Total subscribers: 1 million
- 900k consumer subs in a single dedicated domain “superduper.com”
- 100k business subs spread across 1,000 domains ( like “bluedonuts.com” & “dieselcroissant.fr”)
Profile type: medium load (90% of the subscribers are consumers that do not login all day)
Quota type: 100meg on consumers and 1gb on the business subscribers ( <30% utilization)

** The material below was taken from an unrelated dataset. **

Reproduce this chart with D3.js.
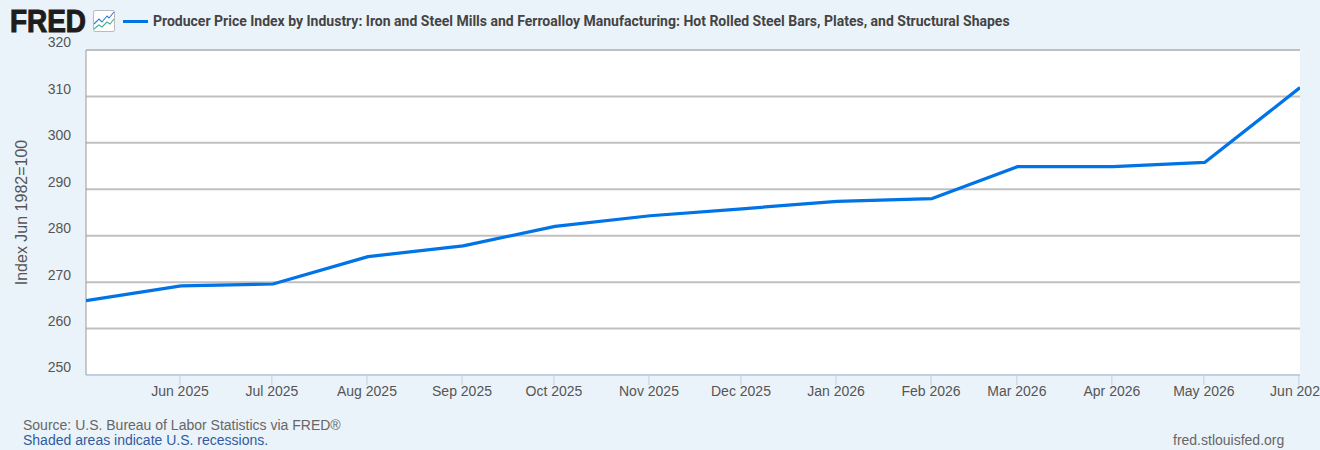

*Concurrent Web sessions (https + XIMSS): 70,000
SMTP inbound per hour: 800k
SMTP outbound per hour: 200k
Estimated IOPS on Backends: 7,000
Estimated Storage capacity total: 40TB
Capacity planning begins with understanding your customer and their usage patterns. For example, the consumer subscribers can radically vary in usage patterns because some people buy a ADSL line and get 5 email accounts bundled and never use them. But the accounts over time become filled with junk mail or notices eating up storage for no good reason. On the other hand, older people tend to use the email accounts provided by the operator and stick every photo and document they have into their folder tree. So when the account is “active” we might find they want and “expect” the speed and usability of an enterprise messaging solution.
Business subscriber profiles obviously will have completely different usage pattern; linked to the “work hour” & attachment penchant that users typically require as the messaging system becomes used almost like a fileserver. The email “storage and archival system” for business communications is fundamentally important to business in general and operators can find this as a “value add” offering. Finding a “weighted” profile is key; only your Network monitoring will provide useful parameters that are provided by your subscribers. There are many “optimization” techniques and policies that we provide our partners to deploy and manage more effectively the storage and load characteristics of the CommuniGate Pro SaaS delivery platform.
Perhaps one of the most commonly deployed CommuniGate Pro Dynamic Cluster “layouts” is the 4 x 3 architecture where you have 4 physical or “bare metal” servers on the front side that are using internal storage with SSD drives . These servers typically use storage for logs and do not need a large amount of capacity if you have set up log rotation in a CRON job or have systems management to deal with housekeeping. Keeping in mind that the load patterns of the Frontend servers are far more CPU intensive today in light of the fact that WebRTC sessions and https to the edge are now using SSL or other encryption techniques. On top of this are loads that anti-abuse filters, policy management rules and traffic shaping engines place on the frontend server array.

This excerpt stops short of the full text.